** Goal **
Transcribe the material exactly. Images do not belong in the copy.
+-------+
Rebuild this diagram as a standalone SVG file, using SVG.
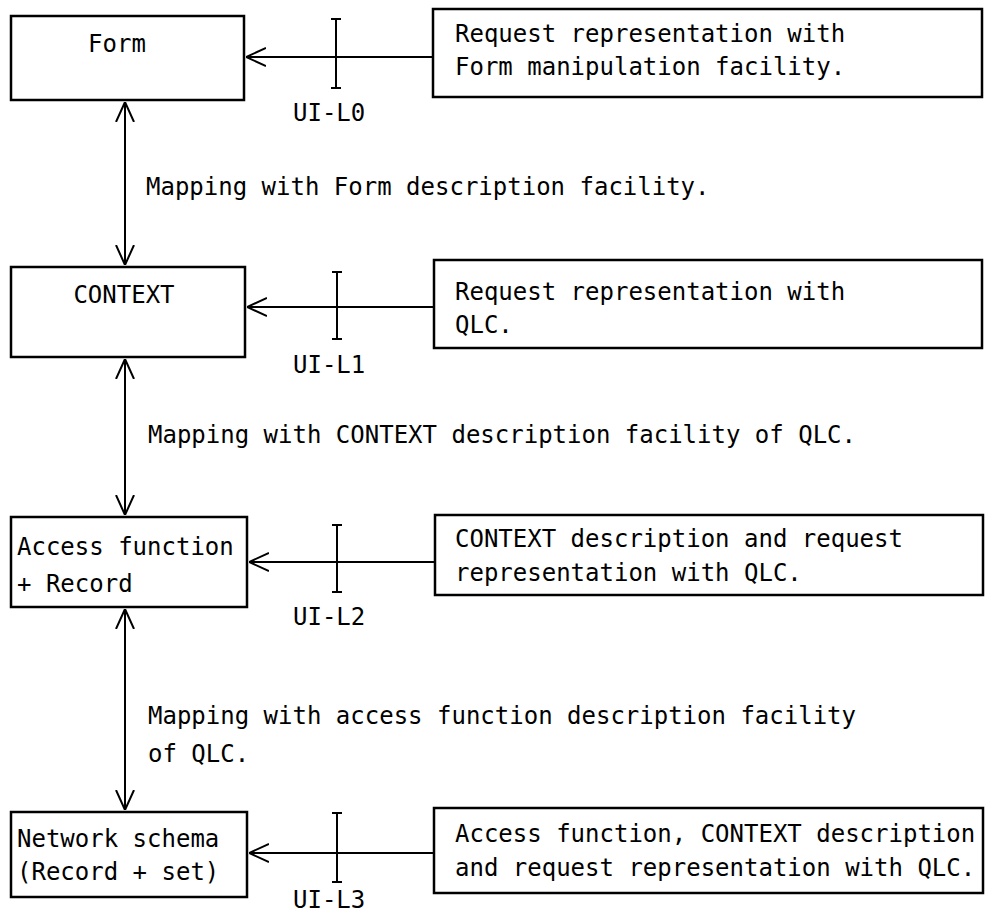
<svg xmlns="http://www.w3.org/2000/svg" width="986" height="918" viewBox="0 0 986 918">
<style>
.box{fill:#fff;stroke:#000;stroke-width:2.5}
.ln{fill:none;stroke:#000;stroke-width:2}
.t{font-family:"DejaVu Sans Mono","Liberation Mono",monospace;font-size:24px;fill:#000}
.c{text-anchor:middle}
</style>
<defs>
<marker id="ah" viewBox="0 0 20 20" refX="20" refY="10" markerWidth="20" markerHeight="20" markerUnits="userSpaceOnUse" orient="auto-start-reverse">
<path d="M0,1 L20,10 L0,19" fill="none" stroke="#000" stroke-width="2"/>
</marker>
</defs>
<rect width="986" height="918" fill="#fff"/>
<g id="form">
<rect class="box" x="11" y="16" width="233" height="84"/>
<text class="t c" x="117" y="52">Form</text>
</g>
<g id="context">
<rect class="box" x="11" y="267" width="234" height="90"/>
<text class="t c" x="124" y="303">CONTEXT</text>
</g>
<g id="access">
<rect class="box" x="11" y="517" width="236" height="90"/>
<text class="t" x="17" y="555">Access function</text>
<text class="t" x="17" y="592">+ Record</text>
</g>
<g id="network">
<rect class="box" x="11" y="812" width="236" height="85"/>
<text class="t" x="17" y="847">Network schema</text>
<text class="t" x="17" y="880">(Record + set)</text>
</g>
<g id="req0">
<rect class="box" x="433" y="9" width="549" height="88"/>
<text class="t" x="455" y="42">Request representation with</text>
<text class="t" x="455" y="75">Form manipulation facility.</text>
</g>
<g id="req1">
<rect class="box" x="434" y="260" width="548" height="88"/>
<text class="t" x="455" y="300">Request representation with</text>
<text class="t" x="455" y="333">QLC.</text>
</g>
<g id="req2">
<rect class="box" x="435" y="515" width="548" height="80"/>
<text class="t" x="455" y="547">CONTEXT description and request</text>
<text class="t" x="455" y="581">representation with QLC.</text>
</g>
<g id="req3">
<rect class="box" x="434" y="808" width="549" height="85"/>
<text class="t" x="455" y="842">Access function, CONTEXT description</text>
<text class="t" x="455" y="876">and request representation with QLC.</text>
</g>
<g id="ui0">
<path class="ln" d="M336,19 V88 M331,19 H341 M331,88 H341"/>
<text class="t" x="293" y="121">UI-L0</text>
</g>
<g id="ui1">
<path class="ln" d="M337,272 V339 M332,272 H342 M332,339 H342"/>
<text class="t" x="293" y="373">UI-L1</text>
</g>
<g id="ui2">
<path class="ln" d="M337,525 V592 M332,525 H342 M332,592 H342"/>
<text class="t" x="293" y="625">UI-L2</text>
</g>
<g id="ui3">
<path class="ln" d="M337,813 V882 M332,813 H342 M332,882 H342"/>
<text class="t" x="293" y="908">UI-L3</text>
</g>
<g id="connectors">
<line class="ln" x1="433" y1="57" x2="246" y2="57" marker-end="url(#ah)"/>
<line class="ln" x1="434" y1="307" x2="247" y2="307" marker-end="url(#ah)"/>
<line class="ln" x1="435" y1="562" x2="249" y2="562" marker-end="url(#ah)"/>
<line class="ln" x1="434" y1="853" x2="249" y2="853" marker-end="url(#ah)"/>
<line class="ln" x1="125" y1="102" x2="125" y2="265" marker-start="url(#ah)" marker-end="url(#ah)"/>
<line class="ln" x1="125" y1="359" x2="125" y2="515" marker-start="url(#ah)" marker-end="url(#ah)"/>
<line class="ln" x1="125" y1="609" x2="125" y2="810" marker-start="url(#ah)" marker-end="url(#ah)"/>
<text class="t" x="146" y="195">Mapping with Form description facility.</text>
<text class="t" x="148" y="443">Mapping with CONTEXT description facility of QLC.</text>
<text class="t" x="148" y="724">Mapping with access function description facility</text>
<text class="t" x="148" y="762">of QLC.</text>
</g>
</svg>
+-------+
** Solution to this task **
Rebuild this diagram as a standalone SVG file, using SVG.
<svg xmlns="http://www.w3.org/2000/svg" width="986" height="918" viewBox="0 0 986 918">
<style>
.box{fill:#fff;stroke:#000;stroke-width:2.5}
.ln{fill:none;stroke:#000;stroke-width:2}
.t{font-family:"DejaVu Sans Mono","Liberation Mono",monospace;font-size:24px;fill:#000}
.c{text-anchor:middle}
</style>
<defs>
<marker id="ah" viewBox="0 0 20 20" refX="20" refY="10" markerWidth="20" markerHeight="20" markerUnits="userSpaceOnUse" orient="auto-start-reverse">
<path d="M0,1 L20,10 L0,19" fill="none" stroke="#000" stroke-width="2"/>
</marker>
</defs>
<rect width="986" height="918" fill="#fff"/>
<g id="form">
<rect class="box" x="11" y="16" width="233" height="84"/>
<text class="t c" x="117" y="52">Form</text>
</g>
<g id="context">
<rect class="box" x="11" y="267" width="234" height="90"/>
<text class="t c" x="124" y="303">CONTEXT</text>
</g>
<g id="access">
<rect class="box" x="11" y="517" width="236" height="90"/>
<text class="t" x="17" y="555">Access function</text>
<text class="t" x="17" y="592">+ Record</text>
</g>
<g id="network">
<rect class="box" x="11" y="812" width="236" height="85"/>
<text class="t" x="17" y="847">Network schema</text>
<text class="t" x="17" y="880">(Record + set)</text>
</g>
<g id="req0">
<rect class="box" x="433" y="9" width="549" height="88"/>
<text class="t" x="455" y="42">Request representation with</text>
<text class="t" x="455" y="75">Form manipulation facility.</text>
</g>
<g id="req1">
<rect class="box" x="434" y="260" width="548" height="88"/>
<text class="t" x="455" y="300">Request representation with</text>
<text class="t" x="455" y="333">QLC.</text>
</g>
<g id="req2">
<rect class="box" x="435" y="515" width="548" height="80"/>
<text class="t" x="455" y="547">CONTEXT description and request</text>
<text class="t" x="455" y="581">representation with QLC.</text>
</g>
<g id="req3">
<rect class="box" x="434" y="808" width="549" height="85"/>
<text class="t" x="455" y="842">Access function, CONTEXT description</text>
<text class="t" x="455" y="876">and request representation with QLC.</text>
</g>
<g id="ui0">
<path class="ln" d="M336,19 V88 M331,19 H341 M331,88 H341"/>
<text class="t" x="293" y="121">UI-L0</text>
</g>
<g id="ui1">
<path class="ln" d="M337,272 V339 M332,272 H342 M332,339 H342"/>
<text class="t" x="293" y="373">UI-L1</text>
</g>
<g id="ui2">
<path class="ln" d="M337,525 V592 M332,525 H342 M332,592 H342"/>
<text class="t" x="293" y="625">UI-L2</text>
</g>
<g id="ui3">
<path class="ln" d="M337,813 V882 M332,813 H342 M332,882 H342"/>
<text class="t" x="293" y="908">UI-L3</text>
</g>
<g id="connectors">
<line class="ln" x1="433" y1="57" x2="246" y2="57" marker-end="url(#ah)"/>
<line class="ln" x1="434" y1="307" x2="247" y2="307" marker-end="url(#ah)"/>
<line class="ln" x1="435" y1="562" x2="249" y2="562" marker-end="url(#ah)"/>
<line class="ln" x1="434" y1="853" x2="249" y2="853" marker-end="url(#ah)"/>
<line class="ln" x1="125" y1="102" x2="125" y2="265" marker-start="url(#ah)" marker-end="url(#ah)"/>
<line class="ln" x1="125" y1="359" x2="125" y2="515" marker-start="url(#ah)" marker-end="url(#ah)"/>
<line class="ln" x1="125" y1="609" x2="125" y2="810" marker-start="url(#ah)" marker-end="url(#ah)"/>
<text class="t" x="146" y="195">Mapping with Form description facility.</text>
<text class="t" x="148" y="443">Mapping with CONTEXT description facility of QLC.</text>
<text class="t" x="148" y="724">Mapping with access function description facility</text>
<text class="t" x="148" y="762">of QLC.</text>
</g>
</svg>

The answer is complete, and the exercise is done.